◆ **Exercise description**:
Check every line of the entries that follow, and copy the ones containing "with".

◆ **Dataset**:
——
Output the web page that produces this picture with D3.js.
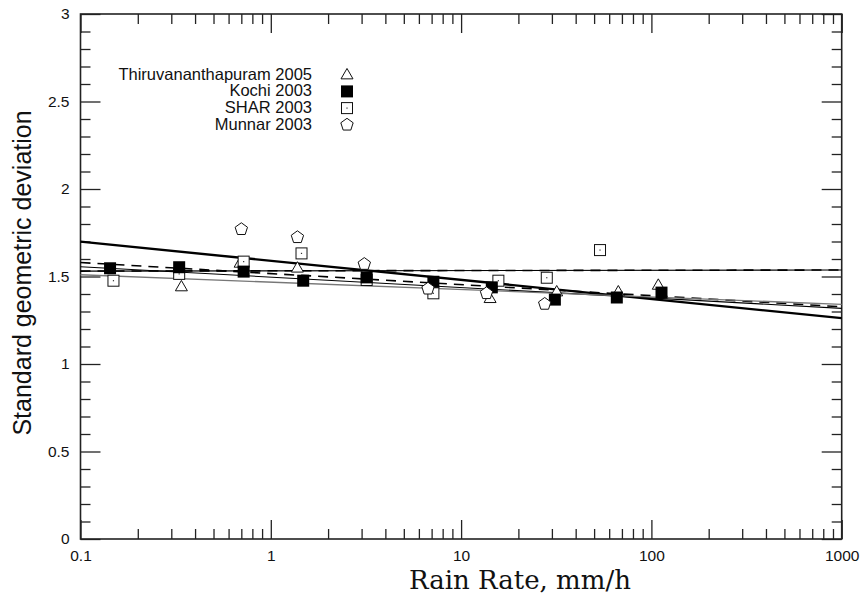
——
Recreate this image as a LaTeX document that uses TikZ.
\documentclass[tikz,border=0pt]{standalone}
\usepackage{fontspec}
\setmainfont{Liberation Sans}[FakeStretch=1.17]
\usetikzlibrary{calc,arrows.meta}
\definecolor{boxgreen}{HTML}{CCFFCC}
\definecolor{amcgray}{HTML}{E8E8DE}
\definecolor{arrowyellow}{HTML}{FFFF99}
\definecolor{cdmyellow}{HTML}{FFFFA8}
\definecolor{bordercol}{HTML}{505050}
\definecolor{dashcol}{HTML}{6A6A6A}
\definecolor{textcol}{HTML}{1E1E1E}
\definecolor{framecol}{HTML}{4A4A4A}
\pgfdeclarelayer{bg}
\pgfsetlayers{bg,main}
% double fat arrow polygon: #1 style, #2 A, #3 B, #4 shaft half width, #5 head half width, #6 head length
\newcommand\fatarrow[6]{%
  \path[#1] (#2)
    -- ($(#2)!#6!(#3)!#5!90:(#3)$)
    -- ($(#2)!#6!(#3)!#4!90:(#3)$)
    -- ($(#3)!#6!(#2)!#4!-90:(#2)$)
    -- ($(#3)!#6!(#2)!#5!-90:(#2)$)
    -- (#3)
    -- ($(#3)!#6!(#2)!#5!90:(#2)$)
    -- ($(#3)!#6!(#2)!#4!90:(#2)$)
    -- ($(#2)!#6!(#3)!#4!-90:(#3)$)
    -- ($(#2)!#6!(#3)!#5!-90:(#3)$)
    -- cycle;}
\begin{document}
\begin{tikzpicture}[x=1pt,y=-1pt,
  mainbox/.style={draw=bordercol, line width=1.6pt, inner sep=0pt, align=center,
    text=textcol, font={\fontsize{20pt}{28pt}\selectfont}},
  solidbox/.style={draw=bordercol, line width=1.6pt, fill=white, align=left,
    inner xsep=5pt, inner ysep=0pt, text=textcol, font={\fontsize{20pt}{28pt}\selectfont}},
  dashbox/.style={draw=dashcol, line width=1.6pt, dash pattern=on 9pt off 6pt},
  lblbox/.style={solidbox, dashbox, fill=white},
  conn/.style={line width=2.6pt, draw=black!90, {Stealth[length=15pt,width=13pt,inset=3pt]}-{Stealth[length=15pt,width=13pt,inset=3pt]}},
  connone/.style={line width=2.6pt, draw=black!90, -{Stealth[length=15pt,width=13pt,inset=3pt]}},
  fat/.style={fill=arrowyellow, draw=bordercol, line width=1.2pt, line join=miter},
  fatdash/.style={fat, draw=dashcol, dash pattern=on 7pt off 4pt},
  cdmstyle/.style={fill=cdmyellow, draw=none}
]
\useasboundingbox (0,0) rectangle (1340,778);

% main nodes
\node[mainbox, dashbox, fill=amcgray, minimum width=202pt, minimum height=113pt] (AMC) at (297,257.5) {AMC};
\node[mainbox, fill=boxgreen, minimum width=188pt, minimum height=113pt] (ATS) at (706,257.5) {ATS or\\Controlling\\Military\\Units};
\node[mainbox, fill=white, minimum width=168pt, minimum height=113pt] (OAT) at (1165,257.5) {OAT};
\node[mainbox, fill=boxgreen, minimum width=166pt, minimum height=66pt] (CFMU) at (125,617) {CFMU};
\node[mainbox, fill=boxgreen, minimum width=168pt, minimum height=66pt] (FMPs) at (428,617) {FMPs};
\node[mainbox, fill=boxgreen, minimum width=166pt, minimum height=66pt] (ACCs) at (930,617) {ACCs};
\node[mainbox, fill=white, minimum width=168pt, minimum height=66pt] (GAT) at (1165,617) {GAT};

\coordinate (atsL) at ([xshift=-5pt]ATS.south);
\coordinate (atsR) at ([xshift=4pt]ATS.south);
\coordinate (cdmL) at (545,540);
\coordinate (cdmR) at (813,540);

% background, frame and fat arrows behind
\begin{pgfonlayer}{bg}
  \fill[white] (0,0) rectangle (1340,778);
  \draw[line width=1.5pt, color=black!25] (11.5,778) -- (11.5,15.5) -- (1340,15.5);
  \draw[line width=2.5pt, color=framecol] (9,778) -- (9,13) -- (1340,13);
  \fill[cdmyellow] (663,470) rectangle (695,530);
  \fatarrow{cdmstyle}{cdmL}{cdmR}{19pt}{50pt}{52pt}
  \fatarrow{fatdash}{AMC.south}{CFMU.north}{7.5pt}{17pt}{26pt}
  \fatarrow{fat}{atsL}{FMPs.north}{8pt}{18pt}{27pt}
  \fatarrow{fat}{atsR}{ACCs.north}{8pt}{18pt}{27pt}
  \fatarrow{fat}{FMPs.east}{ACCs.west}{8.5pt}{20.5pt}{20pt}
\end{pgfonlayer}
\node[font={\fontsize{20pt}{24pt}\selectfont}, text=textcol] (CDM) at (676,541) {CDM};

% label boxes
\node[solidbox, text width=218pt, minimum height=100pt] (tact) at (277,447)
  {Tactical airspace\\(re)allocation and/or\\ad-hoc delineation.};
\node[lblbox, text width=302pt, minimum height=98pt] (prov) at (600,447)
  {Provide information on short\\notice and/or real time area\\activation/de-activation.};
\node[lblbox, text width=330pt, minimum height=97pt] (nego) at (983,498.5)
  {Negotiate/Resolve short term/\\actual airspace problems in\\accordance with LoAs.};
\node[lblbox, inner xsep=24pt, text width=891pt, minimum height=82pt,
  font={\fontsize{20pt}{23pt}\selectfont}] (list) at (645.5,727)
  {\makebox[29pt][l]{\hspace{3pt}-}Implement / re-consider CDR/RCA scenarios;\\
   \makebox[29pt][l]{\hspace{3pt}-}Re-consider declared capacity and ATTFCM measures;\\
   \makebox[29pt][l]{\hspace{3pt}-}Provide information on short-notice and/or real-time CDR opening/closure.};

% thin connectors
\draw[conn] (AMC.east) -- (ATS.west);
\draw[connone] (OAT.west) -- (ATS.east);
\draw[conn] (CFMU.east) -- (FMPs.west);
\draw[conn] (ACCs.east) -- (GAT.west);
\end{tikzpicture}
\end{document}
——
◆ **The reply**:
Output the web page that produces this picture with D3.js.
  {Negotiate/Resolve short term/\\actual airspace problems in\\accordance with LoAs.};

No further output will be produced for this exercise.